Your task is to retype the lines from the opening of the material through the line that includes "import * as". Do not copy the pictures.
** Start **
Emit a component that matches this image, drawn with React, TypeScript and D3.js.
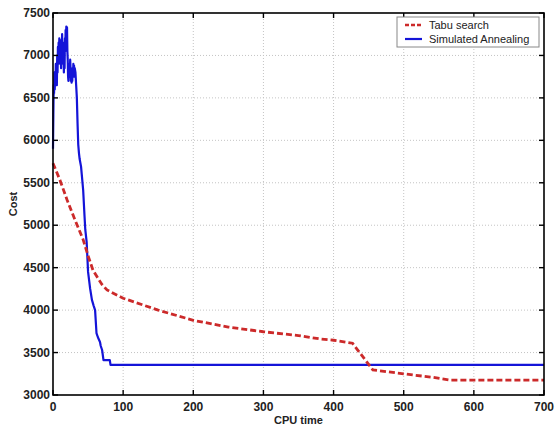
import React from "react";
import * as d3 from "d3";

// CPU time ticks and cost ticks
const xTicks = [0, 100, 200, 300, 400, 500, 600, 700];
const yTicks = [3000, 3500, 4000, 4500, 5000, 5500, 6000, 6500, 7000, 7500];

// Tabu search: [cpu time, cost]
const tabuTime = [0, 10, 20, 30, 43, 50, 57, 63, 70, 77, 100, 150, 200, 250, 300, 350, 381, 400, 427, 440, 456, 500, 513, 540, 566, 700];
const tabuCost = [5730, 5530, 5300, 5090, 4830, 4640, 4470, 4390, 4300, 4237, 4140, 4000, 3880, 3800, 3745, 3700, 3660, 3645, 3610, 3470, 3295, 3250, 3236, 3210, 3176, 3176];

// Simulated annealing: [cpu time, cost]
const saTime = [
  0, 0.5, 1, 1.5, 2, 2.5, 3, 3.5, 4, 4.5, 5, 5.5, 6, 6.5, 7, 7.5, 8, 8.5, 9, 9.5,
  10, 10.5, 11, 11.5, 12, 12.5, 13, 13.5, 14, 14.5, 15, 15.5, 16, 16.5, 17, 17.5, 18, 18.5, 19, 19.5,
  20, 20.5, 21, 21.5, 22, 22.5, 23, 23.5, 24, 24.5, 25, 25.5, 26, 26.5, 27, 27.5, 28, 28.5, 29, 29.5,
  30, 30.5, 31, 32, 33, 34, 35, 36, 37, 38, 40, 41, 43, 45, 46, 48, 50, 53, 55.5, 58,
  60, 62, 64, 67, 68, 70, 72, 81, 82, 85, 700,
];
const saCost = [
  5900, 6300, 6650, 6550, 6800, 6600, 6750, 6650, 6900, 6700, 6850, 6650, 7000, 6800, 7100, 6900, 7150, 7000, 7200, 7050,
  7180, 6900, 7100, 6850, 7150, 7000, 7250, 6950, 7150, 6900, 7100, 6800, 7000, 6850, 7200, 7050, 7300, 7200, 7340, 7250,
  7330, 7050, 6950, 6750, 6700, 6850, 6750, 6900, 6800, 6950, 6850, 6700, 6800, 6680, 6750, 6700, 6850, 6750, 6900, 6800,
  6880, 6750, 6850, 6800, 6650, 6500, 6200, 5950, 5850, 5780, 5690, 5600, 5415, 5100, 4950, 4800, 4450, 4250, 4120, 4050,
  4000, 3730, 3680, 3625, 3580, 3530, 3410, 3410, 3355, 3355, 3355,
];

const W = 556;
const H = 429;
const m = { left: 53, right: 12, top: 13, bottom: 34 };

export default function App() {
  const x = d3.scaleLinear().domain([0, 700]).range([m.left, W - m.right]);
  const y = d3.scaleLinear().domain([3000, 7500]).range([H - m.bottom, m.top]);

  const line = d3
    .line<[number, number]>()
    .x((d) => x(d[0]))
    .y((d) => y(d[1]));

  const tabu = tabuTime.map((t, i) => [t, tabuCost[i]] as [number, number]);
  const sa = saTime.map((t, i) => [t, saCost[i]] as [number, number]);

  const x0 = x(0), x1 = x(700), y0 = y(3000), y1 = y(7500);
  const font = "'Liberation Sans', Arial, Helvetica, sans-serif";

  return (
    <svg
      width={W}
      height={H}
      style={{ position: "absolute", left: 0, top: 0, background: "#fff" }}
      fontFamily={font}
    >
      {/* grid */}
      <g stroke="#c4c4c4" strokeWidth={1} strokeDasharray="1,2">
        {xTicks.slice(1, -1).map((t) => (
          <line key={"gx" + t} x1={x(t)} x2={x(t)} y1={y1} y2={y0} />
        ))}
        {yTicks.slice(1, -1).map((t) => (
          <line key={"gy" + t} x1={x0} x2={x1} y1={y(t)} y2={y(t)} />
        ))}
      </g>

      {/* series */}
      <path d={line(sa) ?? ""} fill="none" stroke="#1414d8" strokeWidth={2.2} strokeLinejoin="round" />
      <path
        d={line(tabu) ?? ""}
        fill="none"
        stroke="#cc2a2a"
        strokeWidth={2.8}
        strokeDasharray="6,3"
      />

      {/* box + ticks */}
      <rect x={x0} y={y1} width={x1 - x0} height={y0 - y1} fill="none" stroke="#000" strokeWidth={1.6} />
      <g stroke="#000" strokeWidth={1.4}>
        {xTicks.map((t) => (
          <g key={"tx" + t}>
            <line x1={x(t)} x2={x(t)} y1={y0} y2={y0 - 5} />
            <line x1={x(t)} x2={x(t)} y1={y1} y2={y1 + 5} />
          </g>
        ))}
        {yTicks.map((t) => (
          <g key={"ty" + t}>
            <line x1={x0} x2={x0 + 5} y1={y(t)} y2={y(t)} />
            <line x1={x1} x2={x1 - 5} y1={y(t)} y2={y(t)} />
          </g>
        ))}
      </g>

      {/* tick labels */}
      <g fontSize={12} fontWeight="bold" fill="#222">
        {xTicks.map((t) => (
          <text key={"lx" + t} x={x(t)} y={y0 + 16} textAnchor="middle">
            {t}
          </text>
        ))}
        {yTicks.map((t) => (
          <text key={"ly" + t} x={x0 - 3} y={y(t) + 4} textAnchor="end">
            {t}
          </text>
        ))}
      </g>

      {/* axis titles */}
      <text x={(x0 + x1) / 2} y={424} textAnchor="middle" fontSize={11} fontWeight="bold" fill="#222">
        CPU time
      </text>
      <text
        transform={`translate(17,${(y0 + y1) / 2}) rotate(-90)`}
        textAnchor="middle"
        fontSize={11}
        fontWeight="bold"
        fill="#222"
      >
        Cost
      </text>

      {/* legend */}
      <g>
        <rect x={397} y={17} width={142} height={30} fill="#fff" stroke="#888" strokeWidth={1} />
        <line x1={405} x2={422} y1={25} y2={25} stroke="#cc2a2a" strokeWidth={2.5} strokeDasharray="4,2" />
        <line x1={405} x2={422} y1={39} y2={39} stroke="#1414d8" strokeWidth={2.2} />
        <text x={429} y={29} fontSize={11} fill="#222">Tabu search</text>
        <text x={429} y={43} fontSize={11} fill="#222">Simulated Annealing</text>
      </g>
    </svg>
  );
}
** End **
**Solution to the problem:**
Emit a component that matches this image, drawn with React, TypeScript and D3.js.
import React from "react";
import * as d3 from "d3";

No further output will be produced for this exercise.